:: Exercise requirements ::
Repeat the lines below exactly as they appear, but leave out the images.

:: Provided information ::
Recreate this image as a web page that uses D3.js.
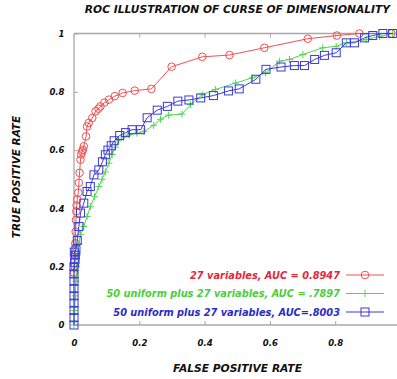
<!DOCTYPE html>
<html><head><meta charset="utf-8">
<script src="https://cdn.jsdelivr.net/npm/d3@7"></script>
<style>
html,body{margin:0;padding:0;background:#fff;overflow:hidden}
text{font-family:"DejaVu Sans",sans-serif;font-weight:bold;font-style:oblique}
</style></head><body>
<svg id="c" width="397" height="379"></svg>
<script>
const title = "ROC ILLUSTRATION OF CURSE OF DIMENSIONALITY";
const xLabel = "FALSE POSITIVE RATE";
const yLabel = "TRUE POSITIVE RATE";
const xTicks = [0, 0.2, 0.4, 0.6, 0.8];
const yTicks = [0, 0.2, 0.4, 0.6, 0.8, 1];
const seriesNames = ["27 variables, AUC = 0.8947", "50 uniform plus 27 variables, AUC = .7897", "50 uniform plus 27 variables, AUC=.8003"];

const redX = [0, 0.002, 0.003, 0.004, 0.005, 0.006, 0.007, 0.008, 0.01, 0.013, 0.015, 0.017, 0.02, 0.022, 0.025, 0.027, 0.03, 0.037, 0.04, 0.045, 0.056, 0.066, 0.075, 0.081, 0.093, 0.107, 0.125, 0.149, 0.186, 0.237, 0.299, 0.393, 0.476, 0.583, 0.716, 0.805, 0.874, 0.972];
const redY = [0.18, 0.2, 0.24, 0.28, 0.32, 0.36, 0.39, 0.41, 0.43, 0.454, 0.488, 0.522, 0.567, 0.585, 0.595, 0.601, 0.613, 0.647, 0.681, 0.693, 0.71, 0.733, 0.742, 0.75, 0.763, 0.773, 0.785, 0.796, 0.804, 0.81, 0.886, 0.92, 0.926, 0.951, 0.982, 0.993, 1.0, 1.0];

const greenX = [0, 0.002, 0.004, 0.006, 0.008, 0.01, 0.015, 0.02, 0.03, 0.04, 0.05, 0.063, 0.076, 0.086, 0.096, 0.107, 0.117, 0.127, 0.137, 0.152, 0.168, 0.193, 0.214, 0.244, 0.265, 0.29, 0.331, 0.357, 0.393, 0.433, 0.495, 0.546, 0.587, 0.629, 0.66, 0.701, 0.762, 0.803, 0.834, 0.895, 0.936, 0.976];
const greenY = [0, 0.05, 0.1, 0.15, 0.2, 0.24, 0.28, 0.31, 0.338, 0.372, 0.406, 0.44, 0.475, 0.5, 0.525, 0.555, 0.585, 0.61, 0.632, 0.645, 0.652, 0.658, 0.664, 0.685, 0.706, 0.72, 0.724, 0.756, 0.79, 0.808, 0.83, 0.848, 0.865, 0.905, 0.911, 0.928, 0.951, 0.956, 0.968, 0.979, 0.99, 1.0];

const blueX = [0, 0, 0, 0, 0, 0, 0, 0, 0, 0.002, 0.003, 0.004, 0.001, 0.006, 0.01, 0.015, 0.02, 0.03, 0.04, 0.05, 0.061, 0.076, 0.087, 0.096, 0.104, 0.114, 0.123, 0.14, 0.158, 0.178, 0.204, 0.224, 0.255, 0.286, 0.318, 0.352, 0.388, 0.427, 0.473, 0.506, 0.557, 0.588, 0.634, 0.675, 0.706, 0.737, 0.767, 0.803, 0.834, 0.859, 0.89, 0.915, 0.946, 0.976];
const blueY = [0, 0.025, 0.05, 0.075, 0.1, 0.125, 0.15, 0.175, 0.2, 0.215, 0.225, 0.24, 0.25, 0.258, 0.29, 0.338, 0.384, 0.418, 0.458, 0.475, 0.515, 0.532, 0.56, 0.584, 0.6, 0.615, 0.632, 0.65, 0.66, 0.67, 0.67, 0.711, 0.737, 0.75, 0.768, 0.772, 0.779, 0.787, 0.803, 0.81, 0.843, 0.877, 0.885, 0.89, 0.89, 0.911, 0.925, 0.934, 0.968, 0.968, 0.985, 0.993, 1.0, 1.0];

const colors = ["#f25050", "#4ed84e", "#3a3ad6"];
const textColors = ["#e0283a", "#48d038", "#2a2ac8"];
const frameColor = "#a8a8a8";

const svg = d3.select("#c");
const x = d3.scaleLinear().domain([0, 1]).range([74, 400.5]);
const y = d3.scaleLinear().domain([0, 1]).range([325, 33.5]);

// frame
const frame = svg.append("g");
frame.append("line").attr("x1", x(0)).attr("x2", x(1)).attr("y1", y(1)).attr("y2", y(1));
frame.append("line").attr("x1", x(0)).attr("x2", x(1)).attr("y1", y(0)).attr("y2", y(0));
frame.append("line").attr("x1", x(0)).attr("x2", x(0)).attr("y1", y(0)).attr("y2", y(1));
frame.selectAll("line").attr("stroke", frameColor).attr("stroke-width", 1.3);

const fmt = d => d === 0 ? "0" : (d === 1 ? "1" : d3.format(".1f")(d));

const gx = svg.append("g").attr("transform", `translate(0,${y(0)})`)
  .call(d3.axisBottom(x).tickValues(xTicks).tickFormat(fmt).tickSize(-4).tickPadding(15));
const gxTop = svg.append("g").attr("transform", `translate(0,${y(1)})`)
  .call(d3.axisTop(x).tickValues(xTicks.filter(d => d > 0)).tickFormat("").tickSize(-4));
const gy = svg.append("g").attr("transform", `translate(${x(0)},0)`)
  .call(d3.axisLeft(y).tickValues(yTicks).tickFormat(fmt).tickSize(-4).tickPadding(9.5));
[gx, gxTop, gy].forEach(g => {
  g.select(".domain").remove();
  g.selectAll(".tick line").attr("stroke", frameColor);
  g.selectAll("text").attr("fill", "#111").style("font-size", "8.5px");
});

// titles
svg.append("text").attr("x", 237.5).attr("y", 13).attr("text-anchor", "middle")
  .style("font-size", "10.7px").attr("fill", "#111").text(title);
svg.append("text").attr("x", 237.5).attr("y", 372).attr("text-anchor", "middle")
  .style("font-size", "10.7px").attr("fill", "#111").text(xLabel);
svg.append("text").attr("transform", "translate(20,177) rotate(-90)").attr("text-anchor", "middle")
  .style("font-size", "10.5px").attr("fill", "#111").text(yLabel);

const series = [
  d3.zip(redX, redY),
  d3.zip(greenX, greenY),
  d3.zip(blueX, blueY)
];
const line = d3.line().x(d => x(d[0])).y(d => y(d[1]));

function marker(g, i, cx, cy) {
  if (i === 0) {
    g.append("circle").attr("cx", cx).attr("cy", cy).attr("r", 3.8)
      .attr("fill", "none").attr("stroke", colors[0]).attr("stroke-width", 1);
  } else if (i === 1) {
    g.append("path").attr("d", `M${cx - 3.5},${cy}H${cx + 3.5}M${cx},${cy - 3.5}V${cy + 3.5}`)
      .attr("stroke", colors[1]).attr("stroke-width", 1);
  } else {
    g.append("rect").attr("x", cx - 4).attr("y", cy - 4).attr("width", 8).attr("height", 8)
      .attr("fill", "none").attr("stroke", colors[2]).attr("stroke-width", 1);
  }
}

series.forEach((s, i) => {
  const g = svg.append("g");
  g.append("path").datum(s).attr("d", line).attr("fill", "none")
    .attr("stroke", colors[i]).attr("stroke-width", 1);
  s.forEach(p => marker(g, i, x(p[0]), y(p[1])));
});

// legend
const legY = [275, 293.5, 312];
seriesNames.forEach((name, i) => {
  const g = svg.append("g");
  g.append("text").attr("x", 340).attr("y", legY[i] + 3.5).attr("text-anchor", "end")
    .style("font-size", "9.8px").attr("fill", textColors[i]).text(name);
  g.append("line").attr("x1", 346).attr("x2", 384).attr("y1", legY[i]).attr("y2", legY[i])
    .attr("stroke", colors[i]).attr("stroke-width", 1);
  marker(g, i, 365, legY[i]);
});
</script>
</body></html>
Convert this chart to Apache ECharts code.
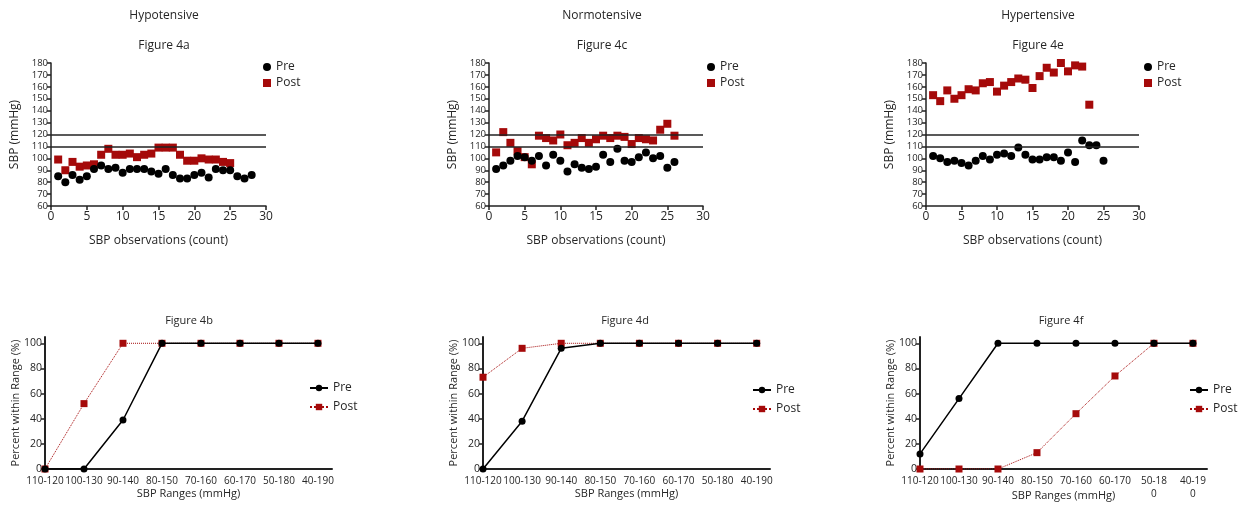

:: Answer for this exercise ::
Recreate this image as a web page that uses D3.js.
<!DOCTYPE html>
<html><head><meta charset="utf-8">
<script src="https://cdn.jsdelivr.net/npm/d3@7"></script>
<style>
html,body{margin:0;padding:0;background:#fff;overflow:hidden}
text{font-family:"DejaVu Sans",sans-serif;font-weight:bold;font-style:oblique}
</style></head><body>
<svg id="c" width="397" height="379"></svg>
<script>
const title = "ROC ILLUSTRATION OF CURSE OF DIMENSIONALITY";
const xLabel = "FALSE POSITIVE RATE";
const yLabel = "TRUE POSITIVE RATE";
const xTicks = [0, 0.2, 0.4, 0.6, 0.8];
const yTicks = [0, 0.2, 0.4, 0.6, 0.8, 1];
const seriesNames = ["27 variables, AUC = 0.8947", "50 uniform plus 27 variables, AUC = .7897", "50 uniform plus 27 variables, AUC=.8003"];

const redX = [0, 0.002, 0.003, 0.004, 0.005, 0.006, 0.007, 0.008, 0.01, 0.013, 0.015, 0.017, 0.02, 0.022, 0.025, 0.027, 0.03, 0.037, 0.04, 0.045, 0.056, 0.066, 0.075, 0.081, 0.093, 0.107, 0.125, 0.149, 0.186, 0.237, 0.299, 0.393, 0.476, 0.583, 0.716, 0.805, 0.874, 0.972];
const redY = [0.18, 0.2, 0.24, 0.28, 0.32, 0.36, 0.39, 0.41, 0.43, 0.454, 0.488, 0.522, 0.567, 0.585, 0.595, 0.601, 0.613, 0.647, 0.681, 0.693, 0.71, 0.733, 0.742, 0.75, 0.763, 0.773, 0.785, 0.796, 0.804, 0.81, 0.886, 0.92, 0.926, 0.951, 0.982, 0.993, 1.0, 1.0];

const greenX = [0, 0.002, 0.004, 0.006, 0.008, 0.01, 0.015, 0.02, 0.03, 0.04, 0.05, 0.063, 0.076, 0.086, 0.096, 0.107, 0.117, 0.127, 0.137, 0.152, 0.168, 0.193, 0.214, 0.244, 0.265, 0.29, 0.331, 0.357, 0.393, 0.433, 0.495, 0.546, 0.587, 0.629, 0.66, 0.701, 0.762, 0.803, 0.834, 0.895, 0.936, 0.976];
const greenY = [0, 0.05, 0.1, 0.15, 0.2, 0.24, 0.28, 0.31, 0.338, 0.372, 0.406, 0.44, 0.475, 0.5, 0.525, 0.555, 0.585, 0.61, 0.632, 0.645, 0.652, 0.658, 0.664, 0.685, 0.706, 0.72, 0.724, 0.756, 0.79, 0.808, 0.83, 0.848, 0.865, 0.905, 0.911, 0.928, 0.951, 0.956, 0.968, 0.979, 0.99, 1.0];

const blueX = [0, 0, 0, 0, 0, 0, 0, 0, 0, 0.002, 0.003, 0.004, 0.001, 0.006, 0.01, 0.015, 0.02, 0.03, 0.04, 0.05, 0.061, 0.076, 0.087, 0.096, 0.104, 0.114, 0.123, 0.14, 0.158, 0.178, 0.204, 0.224, 0.255, 0.286, 0.318, 0.352, 0.388, 0.427, 0.473, 0.506, 0.557, 0.588, 0.634, 0.675, 0.706, 0.737, 0.767, 0.803, 0.834, 0.859, 0.89, 0.915, 0.946, 0.976];
const blueY = [0, 0.025, 0.05, 0.075, 0.1, 0.125, 0.15, 0.175, 0.2, 0.215, 0.225, 0.24, 0.25, 0.258, 0.29, 0.338, 0.384, 0.418, 0.458, 0.475, 0.515, 0.532, 0.56, 0.584, 0.6, 0.615, 0.632, 0.65, 0.66, 0.67, 0.67, 0.711, 0.737, 0.75, 0.768, 0.772, 0.779, 0.787, 0.803, 0.81, 0.843, 0.877, 0.885, 0.89, 0.89, 0.911, 0.925, 0.934, 0.968, 0.968, 0.985, 0.993, 1.0, 1.0];

const colors = ["#f25050", "#4ed84e", "#3a3ad6"];
const textColors = ["#e0283a", "#48d038", "#2a2ac8"];
const frameColor = "#a8a8a8";

const svg = d3.select("#c");
const x = d3.scaleLinear().domain([0, 1]).range([74, 400.5]);
const y = d3.scaleLinear().domain([0, 1]).range([325, 33.5]);

// frame
const frame = svg.append("g");
frame.append("line").attr("x1", x(0)).attr("x2", x(1)).attr("y1", y(1)).attr("y2", y(1));
frame.append("line").attr("x1", x(0)).attr("x2", x(1)).attr("y1", y(0)).attr("y2", y(0));
frame.append("line").attr("x1", x(0)).attr("x2", x(0)).attr("y1", y(0)).attr("y2", y(1));
frame.selectAll("line").attr("stroke", frameColor).attr("stroke-width", 1.3);

const fmt = d => d === 0 ? "0" : (d === 1 ? "1" : d3.format(".1f")(d));

const gx = svg.append("g").attr("transform", `translate(0,${y(0)})`)
  .call(d3.axisBottom(x).tickValues(xTicks).tickFormat(fmt).tickSize(-4).tickPadding(15));
const gxTop = svg.append("g").attr("transform", `translate(0,${y(1)})`)
  .call(d3.axisTop(x).tickValues(xTicks.filter(d => d > 0)).tickFormat("").tickSize(-4));
const gy = svg.append("g").attr("transform", `translate(${x(0)},0)`)
  .call(d3.axisLeft(y).tickValues(yTicks).tickFormat(fmt).tickSize(-4).tickPadding(9.5));
[gx, gxTop, gy].forEach(g => {
  g.select(".domain").remove();
  g.selectAll(".tick line").attr("stroke", frameColor);
  g.selectAll("text").attr("fill", "#111").style("font-size", "8.5px");
});

// titles
svg.append("text").attr("x", 237.5).attr("y", 13).attr("text-anchor", "middle")
  .style("font-size", "10.7px").attr("fill", "#111").text(title);
svg.append("text").attr("x", 237.5).attr("y", 372).attr("text-anchor", "middle")
  .style("font-size", "10.7px").attr("fill", "#111").text(xLabel);
svg.append("text").attr("transform", "translate(20,177) rotate(-90)").attr("text-anchor", "middle")
  .style("font-size", "10.5px").attr("fill", "#111").text(yLabel);

const series = [
  d3.zip(redX, redY),
  d3.zip(greenX, greenY),
  d3.zip(blueX, blueY)
];
const line = d3.line().x(d => x(d[0])).y(d => y(d[1]));

function marker(g, i, cx, cy) {
  if (i === 0) {
    g.append("circle").attr("cx", cx).attr("cy", cy).attr("r", 3.8)
      .attr("fill", "none").attr("stroke", colors[0]).attr("stroke-width", 1);
  } else if (i === 1) {
    g.append("path").attr("d", `M${cx - 3.5},${cy}H${cx + 3.5}M${cx},${cy - 3.5}V${cy + 3.5}`)
      .attr("stroke", colors[1]).attr("stroke-width", 1);
  } else {
    g.append("rect").attr("x", cx - 4).attr("y", cy - 4).attr("width", 8).attr("height", 8)
      .attr("fill", "none").attr("stroke", colors[2]).attr("stroke-width", 1);
  }
}

series.forEach((s, i) => {
  const g = svg.append("g");
  g.append("path").datum(s).attr("d", line).attr("fill", "none")
    .attr("stroke", colors[i]).attr("stroke-width", 1);
  s.forEach(p => marker(g, i, x(p[0]), y(p[1])));
});

// legend
const legY = [275, 293.5, 312];
seriesNames.forEach((name, i) => {
  const g = svg.append("g");
  g.append("text").attr("x", 340).attr("y", legY[i] + 3.5).attr("text-anchor", "end")
    .style("font-size", "9.8px").attr("fill", textColors[i]).text(name);
  g.append("line").attr("x1", 346).attr("x2", 384).attr("y1", legY[i]).attr("y2", legY[i])
    .attr("stroke", colors[i]).attr("stroke-width", 1);
  marker(g, i, 365, legY[i]);
});
</script>
</body></html>
Convert this chart to Apache ECharts code.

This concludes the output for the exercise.